Work to complete: Faithfully return all lines, omitting every embedded picture.

Information provided:
↓

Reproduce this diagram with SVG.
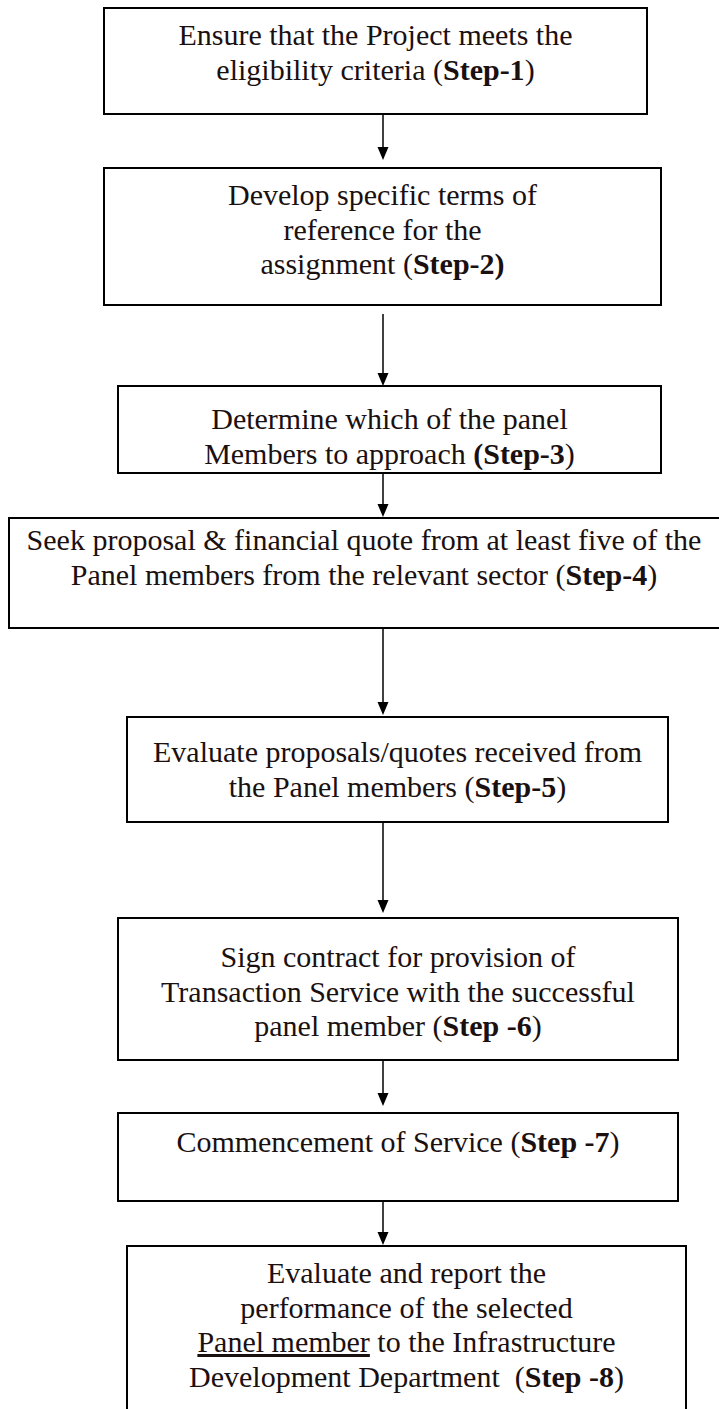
<svg xmlns="http://www.w3.org/2000/svg" width="719" height="1409" viewBox="0 0 719 1409">
<style>
.box{fill:#fff;stroke:#000;stroke-width:2}
.t{font-family:"Liberation Serif","Times New Roman",serif;font-size:30px;fill:#1b1010;text-anchor:middle}
.b{font-weight:bold}
.u{text-decoration:underline}
.c{stroke:#000;stroke-width:1.5;fill:none}
.h{fill:#000}
</style>
<rect width="719" height="1409" fill="#fff"/>
<g id="connectors">
<line class="c" x1="383" y1="114" x2="383" y2="147"/><path class="h" d="M377.5,147 L388.5,147 L383,160 Z"/>
<line class="c" x1="383" y1="314" x2="383" y2="373"/><path class="h" d="M377.5,373 L388.5,373 L383,386 Z"/>
<line class="c" x1="383" y1="473" x2="383" y2="504"/><path class="h" d="M377.5,504 L388.5,504 L383,517 Z"/>
<line class="c" x1="383" y1="628" x2="383" y2="702"/><path class="h" d="M377.5,702 L388.5,702 L383,715 Z"/>
<line class="c" x1="383" y1="822" x2="383" y2="900"/><path class="h" d="M377.5,900 L388.5,900 L383,913 Z"/>
<line class="c" x1="383" y1="1060" x2="383" y2="1093"/><path class="h" d="M377.5,1093 L388.5,1093 L383,1106 Z"/>
<line class="c" x1="383" y1="1201" x2="383" y2="1232"/><path class="h" d="M377.5,1232 L388.5,1232 L383,1245 Z"/>
</g>
<g id="step1">
<rect class="box" x="104" y="8" width="543" height="106"/>
<text class="t" x="375.5" y="45">Ensure that the Project meets the</text>
<text class="t" x="375.5" y="79.5">eligibility criteria (<tspan class="b">Step-1</tspan>)</text>
</g>
<g id="step2">
<rect class="box" x="104" y="168" width="557" height="137"/>
<text class="t" x="382.5" y="205">Develop specific terms of</text>
<text class="t" x="382.5" y="239.5">reference for the</text>
<text class="t" x="382.5" y="274">assignment (<tspan class="b">Step-2)</tspan></text>
</g>
<g id="step3">
<rect class="box" x="118" y="386" width="543" height="87"/>
<text class="t" x="389.5" y="429">Determine which of the panel</text>
<text class="t" x="389.5" y="463.5">Members to approach <tspan class="b">(Step-3</tspan>)</text>
</g>
<g id="step4">
<rect class="box" x="9" y="518" width="713" height="110"/>
<text class="t" x="364" y="550">Seek proposal &amp; financial quote from at least five of the</text>
<text class="t" x="364" y="584.5">Panel members from the relevant sector (<tspan class="b">Step-4</tspan>)</text>
</g>
<g id="step5">
<rect class="box" x="127" y="717" width="541" height="105"/>
<text class="t" x="397.5" y="762">Evaluate proposals/quotes received from</text>
<text class="t" x="397.5" y="796.5">the Panel members (<tspan class="b">Step-5</tspan>)</text>
</g>
<g id="step6">
<rect class="box" x="118" y="918" width="560" height="142"/>
<text class="t" x="398" y="967">Sign contract for provision of</text>
<text class="t" x="398" y="1001.5">Transaction Service with the successful</text>
<text class="t" x="398" y="1036">panel member (<tspan class="b">Step -6</tspan>)</text>
</g>
<g id="step7">
<rect class="box" x="118" y="1113" width="560" height="88"/>
<text class="t" x="398" y="1152">Commencement of Service (<tspan class="b">Step -7</tspan>)</text>
</g>
<g id="step8">
<rect class="box" x="127" y="1246" width="559" height="170"/>
<text class="t" x="406.5" y="1283">Evaluate and report the</text>
<text class="t" x="406.5" y="1317.5">performance of the selected</text>
<text class="t" x="406.5" y="1352"><tspan class="u">Panel member</tspan> to the Infrastructure</text>
<text class="t" x="406.5" y="1386.5">Development Department&#160; (<tspan class="b">Step -8</tspan>)</text>
</g>
</svg>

↑

Written response:
Reproduce this diagram with SVG.
<svg xmlns="http://www.w3.org/2000/svg" width="719" height="1409" viewBox="0 0 719 1409">
<style>
.box{fill:#fff;stroke:#000;stroke-width:2}
.t{font-family:"Liberation Serif","Times New Roman",serif;font-size:30px;fill:#1b1010;text-anchor:middle}
.b{font-weight:bold}
.u{text-decoration:underline}
.c{stroke:#000;stroke-width:1.5;fill:none}
.h{fill:#000}
</style>
<rect width="719" height="1409" fill="#fff"/>
<g id="connectors">
<line class="c" x1="383" y1="114" x2="383" y2="147"/><path class="h" d="M377.5,147 L388.5,147 L383,160 Z"/>
<line class="c" x1="383" y1="314" x2="383" y2="373"/><path class="h" d="M377.5,373 L388.5,373 L383,386 Z"/>
<line class="c" x1="383" y1="473" x2="383" y2="504"/><path class="h" d="M377.5,504 L388.5,504 L383,517 Z"/>
<line class="c" x1="383" y1="628" x2="383" y2="702"/><path class="h" d="M377.5,702 L388.5,702 L383,715 Z"/>
<line class="c" x1="383" y1="822" x2="383" y2="900"/><path class="h" d="M377.5,900 L388.5,900 L383,913 Z"/>
<line class="c" x1="383" y1="1060" x2="383" y2="1093"/><path class="h" d="M377.5,1093 L388.5,1093 L383,1106 Z"/>
<line class="c" x1="383" y1="1201" x2="383" y2="1232"/><path class="h" d="M377.5,1232 L388.5,1232 L383,1245 Z"/>
</g>
<g id="step1">
<rect class="box" x="104" y="8" width="543" height="106"/>
<text class="t" x="375.5" y="45">Ensure that the Project meets the</text>
<text class="t" x="375.5" y="79.5">eligibility criteria (<tspan class="b">Step-1</tspan>)</text>
</g>
<g id="step2">
<rect class="box" x="104" y="168" width="557" height="137"/>
<text class="t" x="382.5" y="205">Develop specific terms of</text>
<text class="t" x="382.5" y="239.5">reference for the</text>
<text class="t" x="382.5" y="274">assignment (<tspan class="b">Step-2)</tspan></text>
</g>
<g id="step3">
<rect class="box" x="118" y="386" width="543" height="87"/>
<text class="t" x="389.5" y="429">Determine which of the panel</text>
<text class="t" x="389.5" y="463.5">Members to approach <tspan class="b">(Step-3</tspan>)</text>
</g>
<g id="step4">
<rect class="box" x="9" y="518" width="713" height="110"/>
<text class="t" x="364" y="550">Seek proposal &amp; financial quote from at least five of the</text>
<text class="t" x="364" y="584.5">Panel members from the relevant sector (<tspan class="b">Step-4</tspan>)</text>
</g>
<g id="step5">
<rect class="box" x="127" y="717" width="541" height="105"/>
<text class="t" x="397.5" y="762">Evaluate proposals/quotes received from</text>
<text class="t" x="397.5" y="796.5">the Panel members (<tspan class="b">Step-5</tspan>)</text>
</g>
<g id="step6">
<rect class="box" x="118" y="918" width="560" height="142"/>
<text class="t" x="398" y="967">Sign contract for provision of</text>
<text class="t" x="398" y="1001.5">Transaction Service with the successful</text>
<text class="t" x="398" y="1036">panel member (<tspan class="b">Step -6</tspan>)</text>
</g>
<g id="step7">
<rect class="box" x="118" y="1113" width="560" height="88"/>
<text class="t" x="398" y="1152">Commencement of Service (<tspan class="b">Step -7</tspan>)</text>
</g>
<g id="step8">
<rect class="box" x="127" y="1246" width="559" height="170"/>
<text class="t" x="406.5" y="1283">Evaluate and report the</text>
<text class="t" x="406.5" y="1317.5">performance of the selected</text>
<text class="t" x="406.5" y="1352"><tspan class="u">Panel member</tspan> to the Infrastructure</text>
<text class="t" x="406.5" y="1386.5">Development Department&#160; (<tspan class="b">Step -8</tspan>)</text>
</g>
</svg>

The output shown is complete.